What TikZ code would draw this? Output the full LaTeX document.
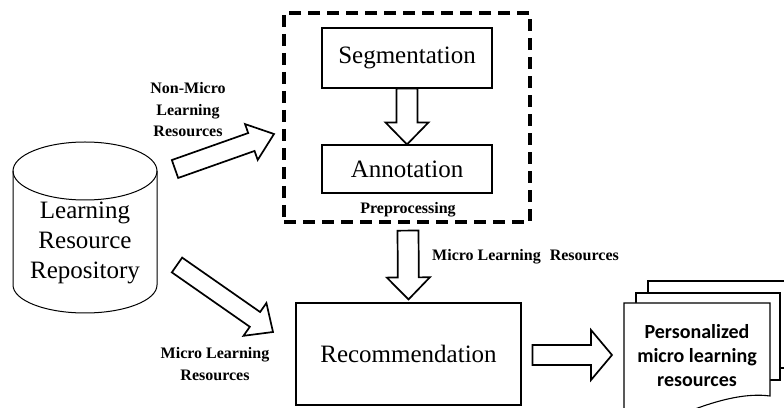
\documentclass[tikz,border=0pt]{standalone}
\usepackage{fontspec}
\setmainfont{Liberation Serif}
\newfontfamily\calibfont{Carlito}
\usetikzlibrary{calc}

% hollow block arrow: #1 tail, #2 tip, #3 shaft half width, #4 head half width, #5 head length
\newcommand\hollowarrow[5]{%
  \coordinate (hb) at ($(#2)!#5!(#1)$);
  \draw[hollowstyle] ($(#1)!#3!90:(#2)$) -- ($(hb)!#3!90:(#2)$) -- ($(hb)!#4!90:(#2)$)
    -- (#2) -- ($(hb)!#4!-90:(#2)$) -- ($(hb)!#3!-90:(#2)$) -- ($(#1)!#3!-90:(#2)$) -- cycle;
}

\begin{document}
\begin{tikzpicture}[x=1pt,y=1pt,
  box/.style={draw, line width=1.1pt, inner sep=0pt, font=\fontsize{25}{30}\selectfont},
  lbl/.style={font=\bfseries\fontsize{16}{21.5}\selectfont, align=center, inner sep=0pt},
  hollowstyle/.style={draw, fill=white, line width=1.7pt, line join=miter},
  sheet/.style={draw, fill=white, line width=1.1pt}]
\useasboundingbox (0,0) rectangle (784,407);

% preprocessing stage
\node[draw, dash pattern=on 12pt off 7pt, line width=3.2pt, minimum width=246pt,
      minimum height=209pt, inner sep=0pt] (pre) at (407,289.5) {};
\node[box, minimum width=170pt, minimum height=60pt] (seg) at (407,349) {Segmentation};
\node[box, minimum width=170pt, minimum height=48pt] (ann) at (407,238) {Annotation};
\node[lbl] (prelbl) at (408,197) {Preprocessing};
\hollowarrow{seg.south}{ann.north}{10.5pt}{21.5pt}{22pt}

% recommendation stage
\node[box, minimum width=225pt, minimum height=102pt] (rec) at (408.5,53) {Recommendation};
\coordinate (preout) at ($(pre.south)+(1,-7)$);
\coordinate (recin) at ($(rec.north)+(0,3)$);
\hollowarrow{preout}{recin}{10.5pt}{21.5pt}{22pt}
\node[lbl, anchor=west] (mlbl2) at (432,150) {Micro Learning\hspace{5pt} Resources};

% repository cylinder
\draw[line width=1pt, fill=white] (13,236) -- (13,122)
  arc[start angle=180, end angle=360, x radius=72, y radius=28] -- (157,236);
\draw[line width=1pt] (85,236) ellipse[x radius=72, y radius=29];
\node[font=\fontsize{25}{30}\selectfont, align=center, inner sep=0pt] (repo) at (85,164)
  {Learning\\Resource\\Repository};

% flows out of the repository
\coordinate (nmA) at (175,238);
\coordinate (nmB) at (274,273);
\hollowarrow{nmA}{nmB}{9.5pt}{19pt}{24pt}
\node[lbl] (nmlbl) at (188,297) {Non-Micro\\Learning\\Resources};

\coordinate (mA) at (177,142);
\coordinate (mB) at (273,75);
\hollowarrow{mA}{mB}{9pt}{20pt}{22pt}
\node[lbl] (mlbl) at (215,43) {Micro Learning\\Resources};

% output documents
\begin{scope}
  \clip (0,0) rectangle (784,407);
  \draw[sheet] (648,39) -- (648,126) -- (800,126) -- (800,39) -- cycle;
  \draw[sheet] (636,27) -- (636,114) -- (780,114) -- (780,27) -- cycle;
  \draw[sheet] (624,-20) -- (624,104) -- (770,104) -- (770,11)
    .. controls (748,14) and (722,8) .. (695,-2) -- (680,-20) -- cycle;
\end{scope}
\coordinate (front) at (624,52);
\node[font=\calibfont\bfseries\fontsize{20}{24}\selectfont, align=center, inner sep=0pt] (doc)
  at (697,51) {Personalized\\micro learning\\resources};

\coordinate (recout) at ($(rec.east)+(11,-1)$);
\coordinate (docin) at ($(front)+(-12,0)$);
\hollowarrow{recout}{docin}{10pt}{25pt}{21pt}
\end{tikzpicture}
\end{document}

## What this task involves:
Transcribe the preceding listing in its entirety and with exact wording, leaving out pictures.

## Written answer:
What TikZ code would draw this? Output the full LaTeX document.
\documentclass[tikz,border=0pt]{standalone}
\usepackage{fontspec}
\setmainfont{Liberation Serif}
\newfontfamily\calibfont{Carlito}
\usetikzlibrary{calc}

% hollow block arrow: #1 tail, #2 tip, #3 shaft half width, #4 head half width, #5 head length
\newcommand\hollowarrow[5]{%
  \coordinate (hb) at ($(#2)!#5!(#1)$);
  \draw[hollowstyle] ($(#1)!#3!90:(#2)$) -- ($(hb)!#3!90:(#2)$) -- ($(hb)!#4!90:(#2)$)
    -- (#2) -- ($(hb)!#4!-90:(#2)$) -- ($(hb)!#3!-90:(#2)$) -- ($(#1)!#3!-90:(#2)$) -- cycle;
}

\begin{document}
\begin{tikzpicture}[x=1pt,y=1pt,
  box/.style={draw, line width=1.1pt, inner sep=0pt, font=\fontsize{25}{30}\selectfont},
  lbl/.style={font=\bfseries\fontsize{16}{21.5}\selectfont, align=center, inner sep=0pt},
  hollowstyle/.style={draw, fill=white, line width=1.7pt, line join=miter},
  sheet/.style={draw, fill=white, line width=1.1pt}]
\useasboundingbox (0,0) rectangle (784,407);

% preprocessing stage
\node[draw, dash pattern=on 12pt off 7pt, line width=3.2pt, minimum width=246pt,
      minimum height=209pt, inner sep=0pt] (pre) at (407,289.5) {};
\node[box, minimum width=170pt, minimum height=60pt] (seg) at (407,349) {Segmentation};
\node[box, minimum width=170pt, minimum height=48pt] (ann) at (407,238) {Annotation};
\node[lbl] (prelbl) at (408,197) {Preprocessing};
\hollowarrow{seg.south}{ann.north}{10.5pt}{21.5pt}{22pt}

% recommendation stage
\node[box, minimum width=225pt, minimum height=102pt] (rec) at (408.5,53) {Recommendation};
\coordinate (preout) at ($(pre.south)+(1,-7)$);
\coordinate (recin) at ($(rec.north)+(0,3)$);
\hollowarrow{preout}{recin}{10.5pt}{21.5pt}{22pt}
\node[lbl, anchor=west] (mlbl2) at (432,150) {Micro Learning\hspace{5pt} Resources};

% repository cylinder
\draw[line width=1pt, fill=white] (13,236) -- (13,122)
  arc[start angle=180, end angle=360, x radius=72, y radius=28] -- (157,236);
\draw[line width=1pt] (85,236) ellipse[x radius=72, y radius=29];
\node[font=\fontsize{25}{30}\selectfont, align=center, inner sep=0pt] (repo) at (85,164)
  {Learning\\Resource\\Repository};

% flows out of the repository
\coordinate (nmA) at (175,238);
\coordinate (nmB) at (274,273);
\hollowarrow{nmA}{nmB}{9.5pt}{19pt}{24pt}
\node[lbl] (nmlbl) at (188,297) {Non-Micro\\Learning\\Resources};

\coordinate (mA) at (177,142);
\coordinate (mB) at (273,75);
\hollowarrow{mA}{mB}{9pt}{20pt}{22pt}
\node[lbl] (mlbl) at (215,43) {Micro Learning\\Resources};

% output documents
\begin{scope}
  \clip (0,0) rectangle (784,407);
  \draw[sheet] (648,39) -- (648,126) -- (800,126) -- (800,39) -- cycle;
  \draw[sheet] (636,27) -- (636,114) -- (780,114) -- (780,27) -- cycle;
  \draw[sheet] (624,-20) -- (624,104) -- (770,104) -- (770,11)
    .. controls (748,14) and (722,8) .. (695,-2) -- (680,-20) -- cycle;
\end{scope}
\coordinate (front) at (624,52);
\node[font=\calibfont\bfseries\fontsize{20}{24}\selectfont, align=center, inner sep=0pt] (doc)
  at (697,51) {Personalized\\micro learning\\resources};

\coordinate (recout) at ($(rec.east)+(11,-1)$);
\coordinate (docin) at ($(front)+(-12,0)$);
\hollowarrow{recout}{docin}{10pt}{25pt}{21pt}
\end{tikzpicture}
\end{document}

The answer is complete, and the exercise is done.